Design Justification

Design Implication

VCF-MGMT-VCS-CLS-010

Increase admission control percentage to the half of the ESXi hosts in the cluster.

Allocating only half of a stretched cluster ensures that all VMs have enough resources if an availability zone outage occurs.

In a cluster of 8 ESXi hosts, the resources of only 4 ESXi hosts are available for use.

If you add more ESXi hosts to the default management cluster, add them in pairs, one per availability zone.

VCF-MGMT-VCS-CLS-011

Set an additional isolation address to the vSAN network gateway in the second availability zone.

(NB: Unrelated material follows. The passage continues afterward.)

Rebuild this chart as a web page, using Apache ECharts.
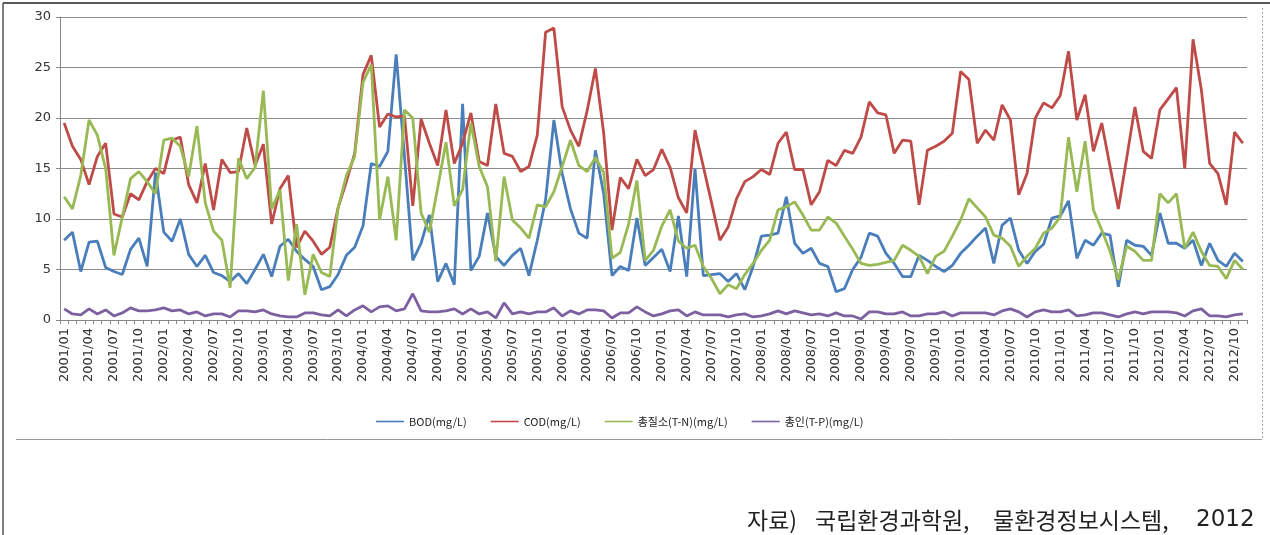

Allows vSphere HA to validate complete network isolation if a connection failure occurs on an ESXi host or between availability zones.

None.

Table 6. Design Decisions on the VM and Application Monitoring Service for the Management Domain

Decision ID

Design Decision

Design Justification

Design Implication

VCF-MGMT-VCS-CLS-012

Enable VM Monitoring for each cluster.

VM Monitoring provides in-guest protection for most VM workloads. The application or service running on the virtual machine must be capable of restarting successfully after a reboot or the virtual machine restart is not sufficient.

None.

VCF-MGMT-VCS-CLS-013

Set the advanced cluster setting das.iostatsinterval to 0 to deactivate monitoring the storage and network I/O activities of the management appliances.

Enables triggering a restart of a management appliance when an OS failure occurs and heartbeats are not received from VMware Tools instead of waiting additionally for the I/O check to complete.

If you want to specifically enable I/O monitoring, then configure the das.iostatsinterval advanced setting.